Black History Month

Trajectory Foundation / Black History Month
Shirley Chisholm

Shirley Chisholm

THE WHY:

In 1968, Shirley Chisholm became the first black woman elected to the Unites States Congress. She served 7 terms for her New York district and in 1972 became the first black candidate for a major party’s nomination for President of the United States. Chisholm was also a founding member of the National Women’s Political Caucus and she was a staunch supporter of the Equal Rights Amendment. Her early career was in teaching, and one of her primary contributions to the U.S. House of Representatives was in the Education and Labor Committee. She was awarded the Presidential Medal of Freedom posthumously in November 2015.

TRAJECTORY MOMENT:

Her parents were poor and struggled to raise five children on their own in Brooklyn, so her parents made the difficult decision to send Shirley and her two sisters to Barbados to live with grandparents in 1929. She returned to Brooklyn in 1934, but while in Barbados she received a serious education in a one room school house. In her 1970 biography, Unbought and Unbossed, she wrote that it wasn’t until “years later that I would know what an important gift my parents had given me by seeing to it that I had my early education in the strict, British-style schools of Barbados. If I speak and write easily now, that early education is the main reason.”

SUMMARY:

As a trailblazer, Shirley Chisholm was an inspiration to black and female audiences during her time in Congress. As easy as it would be to make a more complete list of her accomplishments, her many quotes still serve as relevant inspirations to many people today.  Here is an opinion of a top 5 Shirley Chisholm quotes:

1) “Service is the rent we pay for the privilege of living on this Earth”

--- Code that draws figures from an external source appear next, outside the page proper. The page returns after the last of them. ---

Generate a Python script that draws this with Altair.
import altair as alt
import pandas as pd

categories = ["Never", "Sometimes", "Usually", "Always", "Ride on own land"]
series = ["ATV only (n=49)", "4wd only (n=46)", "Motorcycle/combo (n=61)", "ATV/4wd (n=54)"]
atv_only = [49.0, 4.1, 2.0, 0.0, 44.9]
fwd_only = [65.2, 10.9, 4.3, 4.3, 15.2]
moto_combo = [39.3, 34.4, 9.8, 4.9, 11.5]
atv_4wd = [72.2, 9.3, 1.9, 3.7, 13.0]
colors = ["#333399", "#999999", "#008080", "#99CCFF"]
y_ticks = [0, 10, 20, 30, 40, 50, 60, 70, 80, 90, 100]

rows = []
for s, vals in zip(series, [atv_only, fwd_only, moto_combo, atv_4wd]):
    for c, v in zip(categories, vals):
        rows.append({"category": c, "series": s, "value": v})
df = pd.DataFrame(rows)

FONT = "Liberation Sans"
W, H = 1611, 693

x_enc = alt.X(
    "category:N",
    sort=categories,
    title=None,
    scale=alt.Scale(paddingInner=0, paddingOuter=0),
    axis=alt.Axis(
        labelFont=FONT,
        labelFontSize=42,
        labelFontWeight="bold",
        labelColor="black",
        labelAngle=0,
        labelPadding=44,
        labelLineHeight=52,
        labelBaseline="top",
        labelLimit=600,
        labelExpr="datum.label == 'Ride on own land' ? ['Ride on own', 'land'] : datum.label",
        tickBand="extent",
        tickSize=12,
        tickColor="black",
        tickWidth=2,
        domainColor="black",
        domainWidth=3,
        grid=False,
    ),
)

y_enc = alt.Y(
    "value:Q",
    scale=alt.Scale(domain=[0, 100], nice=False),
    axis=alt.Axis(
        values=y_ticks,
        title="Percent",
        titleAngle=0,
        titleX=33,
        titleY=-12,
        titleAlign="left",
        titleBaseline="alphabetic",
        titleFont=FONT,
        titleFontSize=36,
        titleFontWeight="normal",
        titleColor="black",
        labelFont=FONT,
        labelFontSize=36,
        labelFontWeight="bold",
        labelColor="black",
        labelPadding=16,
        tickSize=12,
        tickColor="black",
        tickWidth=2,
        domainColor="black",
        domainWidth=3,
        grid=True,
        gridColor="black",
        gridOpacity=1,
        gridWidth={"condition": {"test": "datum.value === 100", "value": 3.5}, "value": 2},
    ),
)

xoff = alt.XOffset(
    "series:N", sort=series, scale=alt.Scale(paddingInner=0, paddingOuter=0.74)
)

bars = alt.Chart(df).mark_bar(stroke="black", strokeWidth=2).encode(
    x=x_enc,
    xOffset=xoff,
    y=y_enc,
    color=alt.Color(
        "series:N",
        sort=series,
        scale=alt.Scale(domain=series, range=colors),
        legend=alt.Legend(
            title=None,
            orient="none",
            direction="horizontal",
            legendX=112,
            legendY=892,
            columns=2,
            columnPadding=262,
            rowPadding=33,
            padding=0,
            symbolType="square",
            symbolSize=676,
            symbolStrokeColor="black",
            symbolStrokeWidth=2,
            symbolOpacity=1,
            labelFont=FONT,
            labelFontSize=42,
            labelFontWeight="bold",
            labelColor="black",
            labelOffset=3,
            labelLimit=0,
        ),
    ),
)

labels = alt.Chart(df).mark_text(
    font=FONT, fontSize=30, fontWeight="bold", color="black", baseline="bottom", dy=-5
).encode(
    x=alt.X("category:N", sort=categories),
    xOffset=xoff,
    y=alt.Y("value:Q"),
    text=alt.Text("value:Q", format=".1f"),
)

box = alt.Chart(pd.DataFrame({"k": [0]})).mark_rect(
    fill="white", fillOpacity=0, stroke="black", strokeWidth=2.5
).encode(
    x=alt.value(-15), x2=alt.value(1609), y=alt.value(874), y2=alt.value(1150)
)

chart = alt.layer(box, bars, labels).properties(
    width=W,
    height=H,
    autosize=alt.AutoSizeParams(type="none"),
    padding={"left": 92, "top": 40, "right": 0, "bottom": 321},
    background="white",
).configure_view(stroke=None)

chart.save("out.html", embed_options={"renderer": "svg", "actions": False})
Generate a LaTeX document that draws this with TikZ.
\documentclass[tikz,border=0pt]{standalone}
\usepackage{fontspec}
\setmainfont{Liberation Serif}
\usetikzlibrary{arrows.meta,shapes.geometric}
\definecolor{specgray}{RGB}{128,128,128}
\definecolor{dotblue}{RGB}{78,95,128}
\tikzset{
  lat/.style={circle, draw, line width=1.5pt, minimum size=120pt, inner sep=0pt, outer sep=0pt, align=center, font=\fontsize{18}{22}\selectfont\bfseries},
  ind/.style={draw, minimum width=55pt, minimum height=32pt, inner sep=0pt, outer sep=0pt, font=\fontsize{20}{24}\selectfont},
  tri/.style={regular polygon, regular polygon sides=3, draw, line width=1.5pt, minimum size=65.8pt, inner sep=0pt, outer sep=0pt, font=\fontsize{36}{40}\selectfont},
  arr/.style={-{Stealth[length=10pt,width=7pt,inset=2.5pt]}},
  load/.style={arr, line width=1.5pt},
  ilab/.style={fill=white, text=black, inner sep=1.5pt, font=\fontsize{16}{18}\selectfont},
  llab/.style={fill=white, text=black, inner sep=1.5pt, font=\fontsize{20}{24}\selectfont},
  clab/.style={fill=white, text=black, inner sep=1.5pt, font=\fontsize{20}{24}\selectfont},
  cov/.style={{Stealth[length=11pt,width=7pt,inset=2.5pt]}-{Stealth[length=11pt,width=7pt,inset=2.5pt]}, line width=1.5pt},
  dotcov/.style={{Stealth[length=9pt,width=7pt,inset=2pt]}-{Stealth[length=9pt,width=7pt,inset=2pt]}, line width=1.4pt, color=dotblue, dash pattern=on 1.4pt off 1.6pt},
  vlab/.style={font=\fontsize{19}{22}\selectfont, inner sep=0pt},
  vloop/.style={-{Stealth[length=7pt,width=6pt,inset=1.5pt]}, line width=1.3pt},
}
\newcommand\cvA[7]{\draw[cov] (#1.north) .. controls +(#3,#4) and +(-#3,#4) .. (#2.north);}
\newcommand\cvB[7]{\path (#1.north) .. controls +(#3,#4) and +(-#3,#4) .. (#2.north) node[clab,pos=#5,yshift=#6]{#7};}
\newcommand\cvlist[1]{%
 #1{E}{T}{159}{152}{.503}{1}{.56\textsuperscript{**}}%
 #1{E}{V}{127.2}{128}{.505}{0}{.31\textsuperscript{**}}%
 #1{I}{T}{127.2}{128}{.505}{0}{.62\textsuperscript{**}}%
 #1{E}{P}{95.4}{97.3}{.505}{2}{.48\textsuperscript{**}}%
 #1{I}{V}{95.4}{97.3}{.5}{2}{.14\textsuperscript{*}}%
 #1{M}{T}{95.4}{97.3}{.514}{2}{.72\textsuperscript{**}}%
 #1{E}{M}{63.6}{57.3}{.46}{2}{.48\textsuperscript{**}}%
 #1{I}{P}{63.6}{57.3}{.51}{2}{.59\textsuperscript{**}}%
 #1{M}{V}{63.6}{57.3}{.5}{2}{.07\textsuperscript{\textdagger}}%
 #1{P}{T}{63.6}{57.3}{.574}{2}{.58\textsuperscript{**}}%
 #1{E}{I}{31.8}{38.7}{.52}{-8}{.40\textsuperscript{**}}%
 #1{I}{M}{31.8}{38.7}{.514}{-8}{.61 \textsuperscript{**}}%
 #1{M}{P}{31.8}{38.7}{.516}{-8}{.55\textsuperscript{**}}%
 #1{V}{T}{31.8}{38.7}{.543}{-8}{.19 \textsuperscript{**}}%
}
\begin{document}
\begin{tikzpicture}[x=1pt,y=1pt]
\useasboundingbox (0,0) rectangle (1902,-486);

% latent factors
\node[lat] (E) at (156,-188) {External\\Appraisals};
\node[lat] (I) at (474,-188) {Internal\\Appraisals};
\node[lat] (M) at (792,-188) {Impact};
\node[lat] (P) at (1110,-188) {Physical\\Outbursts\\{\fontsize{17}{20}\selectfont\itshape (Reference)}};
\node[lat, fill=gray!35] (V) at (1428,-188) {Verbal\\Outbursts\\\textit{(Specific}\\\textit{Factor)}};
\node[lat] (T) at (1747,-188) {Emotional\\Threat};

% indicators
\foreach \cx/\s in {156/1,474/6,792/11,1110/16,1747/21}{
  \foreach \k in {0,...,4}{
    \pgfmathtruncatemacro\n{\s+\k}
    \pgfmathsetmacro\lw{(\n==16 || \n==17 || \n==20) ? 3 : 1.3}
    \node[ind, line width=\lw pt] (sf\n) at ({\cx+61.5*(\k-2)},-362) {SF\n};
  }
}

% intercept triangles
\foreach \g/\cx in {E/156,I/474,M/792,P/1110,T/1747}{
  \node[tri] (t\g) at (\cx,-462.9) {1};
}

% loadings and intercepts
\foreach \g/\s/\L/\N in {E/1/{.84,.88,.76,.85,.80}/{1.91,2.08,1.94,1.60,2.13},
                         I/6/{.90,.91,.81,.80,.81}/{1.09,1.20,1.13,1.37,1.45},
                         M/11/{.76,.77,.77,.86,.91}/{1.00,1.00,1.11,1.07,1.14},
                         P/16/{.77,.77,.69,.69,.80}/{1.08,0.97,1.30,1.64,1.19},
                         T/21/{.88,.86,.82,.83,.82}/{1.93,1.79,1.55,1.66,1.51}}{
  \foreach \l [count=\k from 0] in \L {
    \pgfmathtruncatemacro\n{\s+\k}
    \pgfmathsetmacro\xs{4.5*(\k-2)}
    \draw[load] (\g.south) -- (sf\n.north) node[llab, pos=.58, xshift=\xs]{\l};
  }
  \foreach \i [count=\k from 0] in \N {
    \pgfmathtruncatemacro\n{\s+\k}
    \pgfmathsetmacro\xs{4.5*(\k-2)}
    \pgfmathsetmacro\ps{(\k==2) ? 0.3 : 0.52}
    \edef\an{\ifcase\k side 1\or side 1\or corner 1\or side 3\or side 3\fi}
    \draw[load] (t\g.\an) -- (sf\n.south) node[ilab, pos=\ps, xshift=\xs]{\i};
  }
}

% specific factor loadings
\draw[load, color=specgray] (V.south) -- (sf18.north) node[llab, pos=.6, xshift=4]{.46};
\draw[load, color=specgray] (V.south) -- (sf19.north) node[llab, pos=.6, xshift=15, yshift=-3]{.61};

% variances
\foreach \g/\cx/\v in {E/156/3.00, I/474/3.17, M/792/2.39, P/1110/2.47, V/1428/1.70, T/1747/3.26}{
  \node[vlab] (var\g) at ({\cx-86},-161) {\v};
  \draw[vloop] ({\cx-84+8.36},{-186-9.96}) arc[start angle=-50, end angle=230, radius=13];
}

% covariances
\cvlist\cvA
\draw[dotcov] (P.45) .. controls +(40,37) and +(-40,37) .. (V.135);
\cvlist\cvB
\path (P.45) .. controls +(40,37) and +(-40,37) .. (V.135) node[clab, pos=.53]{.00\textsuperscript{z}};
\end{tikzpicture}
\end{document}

2) “In the end anti-black, anti-female, and all forms of discrimination are equivalent to same thing: anti-humanism.”

3) “I have never cared too much about what people say.  What I am interested in is what they do.”

4) “You don’t make progress by standing on the sidelines, whimpering and complaining.  You make progress by implementing ideas.”

5) “If they don’t give you a seat at the table, bring a folding chair.”